Dr. Rodríguez del Pozo’s innovative educational initiatives have included organizing and moderating debates on current controversial health topics for second-year pre-medical students in the Medical Ethics and the Humanities course. In 2006, the students argued for and against the motion: “This House believes that Terry Schiavo had the right to die by having her feeding tube removed”. The topic for the second debate, held in February 2007, was whether or not medical drugs that enhance mood and cognition should be made available over the counter. Dr. Rodríguez del Pozo has vigorously promoted these debates as an important way to foster academic and civic values.
Currently, a rotation in Medical Ethics for fourth-year medical students is being developed to match WCM’s new curriculum in Qatar.
At the request of Dean Antonio M. Gotto, Jr., M.D., D.Phil. (now Dean Emeritus), Dr. Fins chaired a special committee of 18 faculty and two student leaders from both the New York City and Doha, Qatar campuses of Weill Cornell Medical College to craft an updated version of the Hippocratic Oath. The committee was composed of a diverse and distinguished group including Dean Gotto, Carol L. Storey-Johnson, M.D., Senior Associate Dean for Education, Alvin I. Mushlin, M.D., Sc.M., Chair of the Department of Public Health; Pablo Rodriguez del Pozo, M.D., J.D., Ph.D., Assistant Professor of Public Health - Qatar; Donna DiMichele, M.D., Associate Professor of Public Health, Oliver Fein, M.D., Professor of Clinical Public Health, and The Reverend Curtis Hart, M.Div., Lecturer in Public Health. The new oath was unveiled at Commencement ceremonies in June 2005.
The original Hippocratic Oath has been revised many times to reflect changes in medical practice. Historically, these revisions have been undertaken by individuals or professional associations. The new Weill Cornell Medicine oath is distinctive because it represents an institutional effort. New emphases in the revised oath address the doctor’s responsibilities and duties to serve as advocate for their patients, champion social justice for the sick, and forge strong bonds throughout the healing process. It also fosters trust and respect within the profession by including a pledge to help sustain colleagues in their service to humanity. The committee worked to achieve a balance between archaic and modern forms of expression and also replaced phrases that have a religious connotation with more ecumenical expressions.
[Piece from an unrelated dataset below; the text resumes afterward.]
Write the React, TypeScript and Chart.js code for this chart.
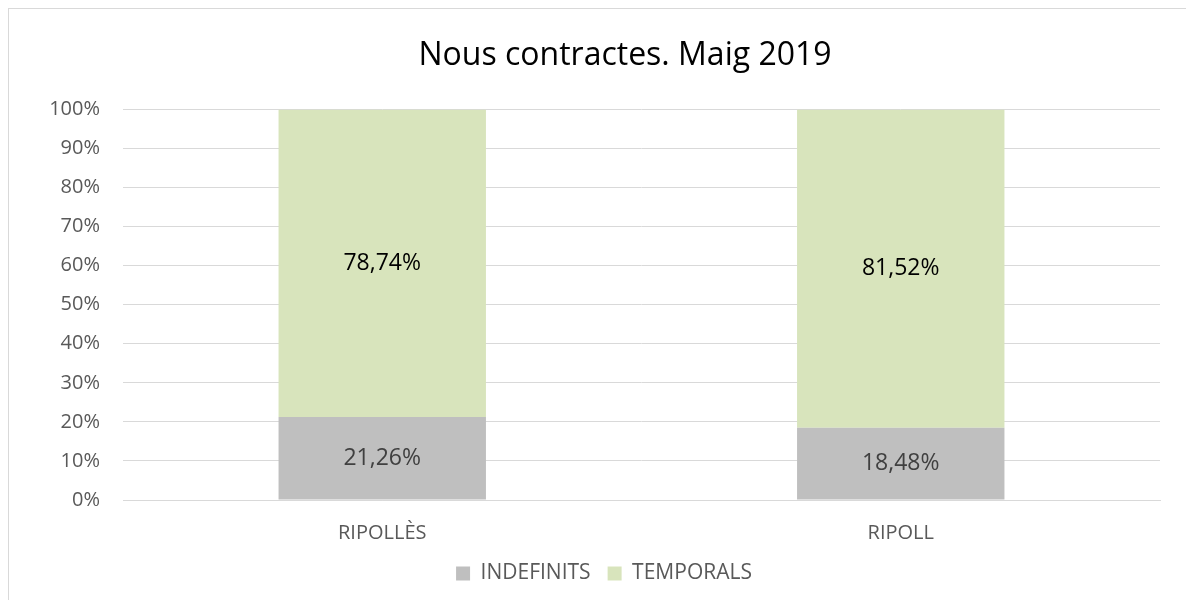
import React, { useEffect, useRef } from "react";
import { Chart, registerables } from "chart.js";

Chart.register(...registerables);

const TITLE = "Nous contractes. Maig 2019";
const CATEGORIES = ["RIPOLLÈS", "RIPOLL"];
const INDEFINITS = [21.26, 18.48];
const TEMPORALS = [78.74, 81.52];
const SERIES_NAMES = ["INDEFINITS", "TEMPORALS"];
const Y_TICKS_MAX = 100;
const Y_STEP = 10;

const FONT = "'Open Sans', sans-serif";
const fmt = (v: number) => v.toFixed(2).replace(".", ",") + "%";

const dataLabelPlugin = {
  id: "dataLabels",
  afterDatasetsDraw(chart: any) {
    const ctx = chart.ctx;
    ctx.save();
    ctx.font = `23px ${FONT}`;
    ctx.textAlign = "center";
    ctx.textBaseline = "middle";
    chart.data.datasets.forEach((ds: any, di: number) => {
      const meta = chart.getDatasetMeta(di);
      meta.data.forEach((bar: any, i: number) => {
        const { x, y, base } = bar.getProps(["x", "y", "base"], true);
        ctx.fillStyle = di === 0 ? "#404040" : "#000000";
        ctx.fillText(fmt(ds.data[i]), x, (y + base) / 2);
      });
    });
    ctx.restore();
  },
};

// the source chart centres its title on a wider frame than the legend
const titleShiftPlugin = {
  id: "titleShift",
  afterLayout(chart: any) {
    const tb = chart.titleBlock;
    if (tb) {
      tb.left += 21;
      tb.right += 21;
    }
  },
};

export default function App() {
  const ref = useRef<HTMLCanvasElement>(null);
  useEffect(() => {
    if (!ref.current) return;
    const chart = new Chart(ref.current, {
      type: "bar",
      data: {
        labels: CATEGORIES,
        datasets: [
          {
            label: SERIES_NAMES[0],
            data: INDEFINITS,
            backgroundColor: "#bfbfbf",
            barPercentage: 0.4,
            categoryPercentage: 1,
          },
          {
            label: SERIES_NAMES[1],
            data: TEMPORALS,
            backgroundColor: "#d8e4bc",
            barPercentage: 0.4,
            categoryPercentage: 1,
          },
        ],
      },
      options: {
        responsive: false,
        animation: false,
        layout: { padding: { left: 39, right: 61, top: 0, bottom: 6 } },
        plugins: {
          title: {
            display: true,
            text: TITLE,
            color: "#000000",
            font: { family: FONT, size: 32, weight: "normal" },
            padding: { top: 28, bottom: 34 },
          },
          legend: {
            position: "bottom",
            labels: {
              color: "#595959",
              font: { family: FONT, size: 21 },
              boxWidth: 14,
              boxHeight: 14,
              padding: 17,
            },
          },
          tooltip: { enabled: false },
        },
        scales: {
          x: {
            stacked: true,
            afterFit(scale: any) {
              scale.height = 46;
            },
            grid: { display: false, drawTicks: false },
            border: { display: true, color: "#d9d9d9", width: 1 },
            ticks: {
              color: "#595959",
              font: { family: FONT, size: 20 },
              padding: 21,
            },
          },
          y: {
            stacked: true,
            min: 0,
            max: Y_TICKS_MAX,
            afterFit(scale: any) {
              scale.width = 75;
            },
            grid: { color: "#d9d9d9", drawTicks: false, lineWidth: 1 },
            border: { display: false },
            ticks: {
              stepSize: Y_STEP,
              color: "#595959",
              font: { family: FONT, size: 20 },
              padding: 23,
              callback: (v: any) => v + "%",
            },
          },
        },
      },
      plugins: [dataLabelPlugin, titleShiftPlugin],
    });
    return () => chart.destroy();
  }, []);
  return (
    <div
      style={{
        width: 1186,
        height: 592,
        boxSizing: "border-box",
        borderTop: "1px solid #d9d9d9",
        borderLeft: "1px solid #d9d9d9",
        overflow: "hidden",
        background: "#fff",
      }}
    >
      <canvas ref={ref} width={1212} height={591} style={{ display: "block" }} />
    </div>
  );
}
The revised oath ends on a more positive note than the classical version, which threatens retribution for any doctor who transgressed the oath and swore falsely. Revised, it reads: “I now turn to my calling, promising to preserve its finest traditions, with the reward of a long experience in the joy of healing.” It concludes: “I make this vow freely and upon my honor,” again underscoring personal responsibility as a guidepost in one’s profession.
Read the full press release here.
The oath has also been printed on the back of t-shirts being sold at the Weill Cornell Medical College bookstore.